Le partage du statut sérologique représente une problématique cruciale pour les personnes vivant avec le VIH (PVVIH). Les bénéfices du partage peuvent être significatifs, mais de nombreuses conséquences négatives ont également été documentées. À cela s’ajoutent les rapports de genre - en particulier au Mali, où les femmes sont dépendantes économiquement et ont un pouvoir limité dans les prises de décision; ainsi que la législation malienne qui, depuis 2006, oblige les PVVIH à partager leur statut avec leur conjoint/partenaire(s) sexuel(s) dans les 6 semaines suivant le diagnostic. En pratique, cette loi est peu appliquée, mais elle soulève le caractère sensible de ces enjeux et génère des craintes parmi les personnes concernées. Pour accompagner les FVVIH, un programme de renforcement des capacités (Gundo-So) a été mis en place par ARCAD-SIDA et ses partenaires. Ce programme vise à outiller les FVVIH afin qu’elles puissent prendre des décisions éclairées sur le partage ou le secret dans leurs différents contextes de vie et qu’elles identifient des stratégies à mettre en oeuvre selon leur décision de partage/secret, ainsi que pour en gérer les conséquences. Issu d’un programme québécois, Gundo-So a été mis en place au Mali en 3 étapes : 1) adaptation culturelle ; 2) validation par une évaluation pré-post intervention ; 3) implémentation dans d’autres sites d’ARCAD-SIDA. Afin d’évaluer ses effets à court et moyen termes et de comprendre les mécanismes sous-jacents, une méthodologie d’évaluation globale est désormais indispensable. Entre septembre 2015 et juin 2016, un contrat d’initiation, réalisé dans une approche de recherche communautaire, a permis aux équipes impliquées d’identifier collectivement un design de recherche évaluative optimal, incluant les aspects opérationnels ainsi que les indicateurs d’évaluation.
Evaluer les effets, à court et moyen termes, d’un programme de renforcement de capacités portant sur la gestion du statut sérologique pour les femmes vivant avec le VIH (FVVIH) au Mali, sur le "poids du secret".

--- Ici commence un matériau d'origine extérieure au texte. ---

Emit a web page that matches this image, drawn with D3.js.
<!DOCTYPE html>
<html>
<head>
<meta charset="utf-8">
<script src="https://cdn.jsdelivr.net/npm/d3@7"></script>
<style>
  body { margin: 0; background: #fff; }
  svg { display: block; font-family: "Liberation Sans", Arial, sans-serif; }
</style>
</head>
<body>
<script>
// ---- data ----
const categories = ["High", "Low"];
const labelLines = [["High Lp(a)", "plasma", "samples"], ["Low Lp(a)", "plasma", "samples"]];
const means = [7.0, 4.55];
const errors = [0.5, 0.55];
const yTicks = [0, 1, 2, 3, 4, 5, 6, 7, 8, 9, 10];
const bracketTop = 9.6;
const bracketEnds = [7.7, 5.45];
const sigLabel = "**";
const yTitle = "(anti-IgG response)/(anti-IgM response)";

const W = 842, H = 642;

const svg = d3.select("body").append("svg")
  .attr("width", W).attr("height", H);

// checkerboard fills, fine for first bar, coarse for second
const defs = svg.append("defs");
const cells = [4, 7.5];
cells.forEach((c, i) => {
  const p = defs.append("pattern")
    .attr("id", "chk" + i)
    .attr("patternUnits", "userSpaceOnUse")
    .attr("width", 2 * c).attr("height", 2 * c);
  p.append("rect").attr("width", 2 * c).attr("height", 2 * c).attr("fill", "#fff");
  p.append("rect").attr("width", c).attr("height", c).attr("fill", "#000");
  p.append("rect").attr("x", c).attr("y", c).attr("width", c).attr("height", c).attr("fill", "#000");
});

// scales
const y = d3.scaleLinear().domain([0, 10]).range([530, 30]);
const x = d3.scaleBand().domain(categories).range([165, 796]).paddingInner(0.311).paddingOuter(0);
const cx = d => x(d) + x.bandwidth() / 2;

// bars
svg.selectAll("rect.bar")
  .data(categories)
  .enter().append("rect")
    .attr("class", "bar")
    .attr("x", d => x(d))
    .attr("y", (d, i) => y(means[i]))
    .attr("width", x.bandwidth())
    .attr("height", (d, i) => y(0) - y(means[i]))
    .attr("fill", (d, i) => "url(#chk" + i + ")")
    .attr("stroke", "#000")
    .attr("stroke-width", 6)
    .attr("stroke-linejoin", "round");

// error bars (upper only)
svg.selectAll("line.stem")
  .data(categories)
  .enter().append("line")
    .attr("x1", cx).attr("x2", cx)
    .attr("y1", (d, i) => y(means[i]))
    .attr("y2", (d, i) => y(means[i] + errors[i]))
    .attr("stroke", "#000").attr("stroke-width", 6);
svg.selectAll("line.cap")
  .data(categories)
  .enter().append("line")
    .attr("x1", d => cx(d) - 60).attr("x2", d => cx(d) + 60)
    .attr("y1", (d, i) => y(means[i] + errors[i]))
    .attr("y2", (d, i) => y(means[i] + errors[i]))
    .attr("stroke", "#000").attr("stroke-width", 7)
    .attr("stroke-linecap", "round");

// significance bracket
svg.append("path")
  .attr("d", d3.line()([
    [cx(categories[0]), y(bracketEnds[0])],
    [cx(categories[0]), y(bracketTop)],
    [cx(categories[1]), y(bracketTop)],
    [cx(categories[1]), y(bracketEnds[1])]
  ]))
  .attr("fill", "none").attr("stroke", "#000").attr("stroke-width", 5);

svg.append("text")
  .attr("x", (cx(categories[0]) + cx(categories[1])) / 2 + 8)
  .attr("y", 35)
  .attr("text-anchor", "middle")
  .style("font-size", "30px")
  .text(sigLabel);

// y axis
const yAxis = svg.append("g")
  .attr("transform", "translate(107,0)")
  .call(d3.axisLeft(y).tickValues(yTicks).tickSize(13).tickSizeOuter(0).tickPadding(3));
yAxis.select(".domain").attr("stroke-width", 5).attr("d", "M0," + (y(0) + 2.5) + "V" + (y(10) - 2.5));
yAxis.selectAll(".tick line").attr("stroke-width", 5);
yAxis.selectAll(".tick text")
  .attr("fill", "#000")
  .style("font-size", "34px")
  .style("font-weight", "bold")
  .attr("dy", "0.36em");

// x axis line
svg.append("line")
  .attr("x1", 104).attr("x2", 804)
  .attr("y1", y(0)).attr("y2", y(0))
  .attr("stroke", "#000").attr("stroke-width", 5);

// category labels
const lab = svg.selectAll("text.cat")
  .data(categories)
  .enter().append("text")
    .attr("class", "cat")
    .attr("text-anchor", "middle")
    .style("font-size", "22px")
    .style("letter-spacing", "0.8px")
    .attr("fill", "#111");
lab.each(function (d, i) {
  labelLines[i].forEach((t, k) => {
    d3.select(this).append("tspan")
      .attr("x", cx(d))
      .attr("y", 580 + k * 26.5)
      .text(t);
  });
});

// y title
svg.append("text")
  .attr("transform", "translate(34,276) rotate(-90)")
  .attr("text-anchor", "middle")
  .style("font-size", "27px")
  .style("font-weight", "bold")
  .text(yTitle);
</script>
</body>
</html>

L’évaluation prendra la forme d’un essai randomisé à deux bras : un bras immédiat (G1) et un bras différé (G2), permettant une comparaison inter-bras et intra-bras. Le bras différé constituera le groupe témoin. Au total, 224 FVVIH âgées de 18 ans et plus, diagnostiquées depuis ≥6 mois et <5 ans seront recrutées lors de leur rendez-vous de suivi médical habituel dans un des 6 sites de prise en charge d’ARCAD-SIDA à Bamako retenus pour l’étude. Une enquêtrice effectuera, en utilisant une approche biographique, un premier bilan quant aux événements liés au partage du statut sérologique depuis le diagnostic avec chaque participante. Après une prise en charge de routine de 3 mois, les participantes seront allouées à un groupe de 8 femmes. Selon qu’il soit G1 ou G2, le groupe débutera le programme Gundo-So ou bénéficiera d’une prise en charge de routine pendant 3 mois supplémentaires, avant de participer à son tour au programme. Le suivi post-intervention s’étendra sur 9 mois.

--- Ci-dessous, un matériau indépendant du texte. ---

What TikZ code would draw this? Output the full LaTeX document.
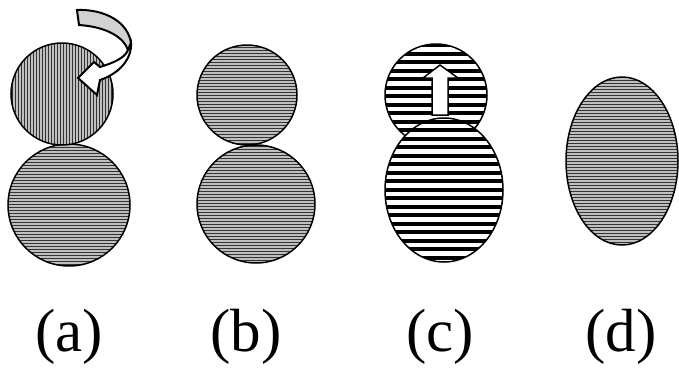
\documentclass[tikz,border=0pt]{standalone}
\usepackage{fontspec}
\setmainfont{Liberation Serif}

\begin{document}
\begin{tikzpicture}[x=1pt,y=-1pt,line width=1.5pt,
  fine/.style={line width=1.2pt,black!80},
  coarse/.style={line width=4.2pt},
  tag/.style={font=\fontsize{61}{70}\selectfont,anchor=base,inner sep=0pt}]
\useasboundingbox (0,0) rectangle (679,367);
% (a) two cells, the upper one turning
\begin{scope}
\clip (69,205) circle[radius=61];
\fill[gray!50] (0,140) rectangle (140,270);
\foreach \y in {141.75,144.75,...,270} \draw[fine] (0,\y) -- (140,\y);
\end{scope}
\draw (69,205) circle[radius=61];
\begin{scope}
\clip (62,94) circle[radius=51];
\fill[gray!50] (5,40) rectangle (120,150);
\foreach \x in {9.75,12.75,...,120} \draw[fine] (\x,40) -- (\x,150);
\end{scope}
\draw (62,94) circle[radius=51];
\draw[fill=gray!35,line width=2pt] (77,10) .. controls (105,9) and (128,22) .. (131,43)
  -- (128,50) .. controls (124,38) and (108,27) .. (79,25) -- cycle;
\draw[fill=white,line join=miter,line width=2pt] (131,43) .. controls (132,60) and (118,74) .. (100,80)
  -- (97,95) -- (78,78) -- (94,62) -- (100,67)
  .. controls (113,63) and (125,58) .. (128,50) -- cycle;
% (b)
\begin{scope}
\clip (256,204) circle[radius=59] (247,95) circle[radius=50];
\fill[gray!50] (190,40) rectangle (320,270);
\foreach \y in {41.75,44.75,...,270} \draw[fine] (190,\y) -- (320,\y);
\end{scope}
\draw (256,204) circle[radius=59];
\draw (247,95) circle[radius=50];
% (c) coarse stripes
\begin{scope}
\clip (436,95) circle[radius=51];
\fill[white] (380,40) rectangle (510,270);
\foreach \y in {45.1,53.6,...,270} \draw[coarse] (380,\y) -- (510,\y);
\end{scope}
\draw (436,95) circle[radius=51];
\begin{scope}
\clip (444,190) ellipse[x radius=59,y radius=72];
\fill[white] (380,40) rectangle (510,270);
\foreach \y in {45.1,53.6,...,270} \draw[coarse] (380,\y) -- (510,\y);
\end{scope}
\draw (444,190) ellipse[x radius=59,y radius=72];
\draw[fill=white,line join=miter] (432,115) -- (432,78) -- (423,78) -- (440,65)
  -- (458,78) -- (448,78) -- (448,115) -- cycle;
% (d)
\begin{scope}
\clip (622,161) ellipse[x radius=56,y radius=84];
\fill[gray!50] (560,70) rectangle (680,250);
\foreach \y in {74.75,77.75,...,250} \draw[fine] (560,\y) -- (680,\y);
\end{scope}
\draw (622,161) ellipse[x radius=56,y radius=84];
% labels
\node[tag] (la) at (69,351) {(a)};
\node[tag] (lb) at (246,351) {(b)};
\node[tag] (lc) at (440,351) {(c)};
\node[tag] (ld) at (621,351) {(d)};
\end{tikzpicture}
\end{document}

240 femmes vivant avec le VIH (FVVIH) ont participé à l'étude. L'âge médian était de 32,9 ans. 80,4 % n'avaient aucun niveau d'éducation ou un faible niveau, 35,4 % n'avaient aucune activité génératrice de revenus, 56,7 % déclaraient avoir une situation financière difficile ou très difficile. 67,9 % des participants déclaraient être mariés ou en cohabitation et 54,6 % déclaraient avoir 3 enfants ou plus. Concernant le statut sérologique du VIH, il y a une méconnaissance importante du statut parmi l’entourage : 54,6 % des participantes déclaraient qu’aucun membre de leur famille n'était au courant, 95 % qu’aucun de leurs amis n'était au courant. De plus, 82,5 % des FVVIH ont déclaré avoir interrompu leur traitement ARV (TARV) pendant plus de 2 jours au cours des 4 semaines précédant l’inclusion, bien que seulement 21,3 % aient déclaré que la prise de TARV était facile. Parmi les 240 participantes, 85,4 % ont déclaré que leur dernière charge virale était indétectable. Enfin, 45,4 % ont déclaré être insatisfaites de leur vie sexuelle, 25 % des personnes ayant besoin d'un soutien matériel ne l'ont pas reçu et 28,8 % ont déclaré se sentir seules.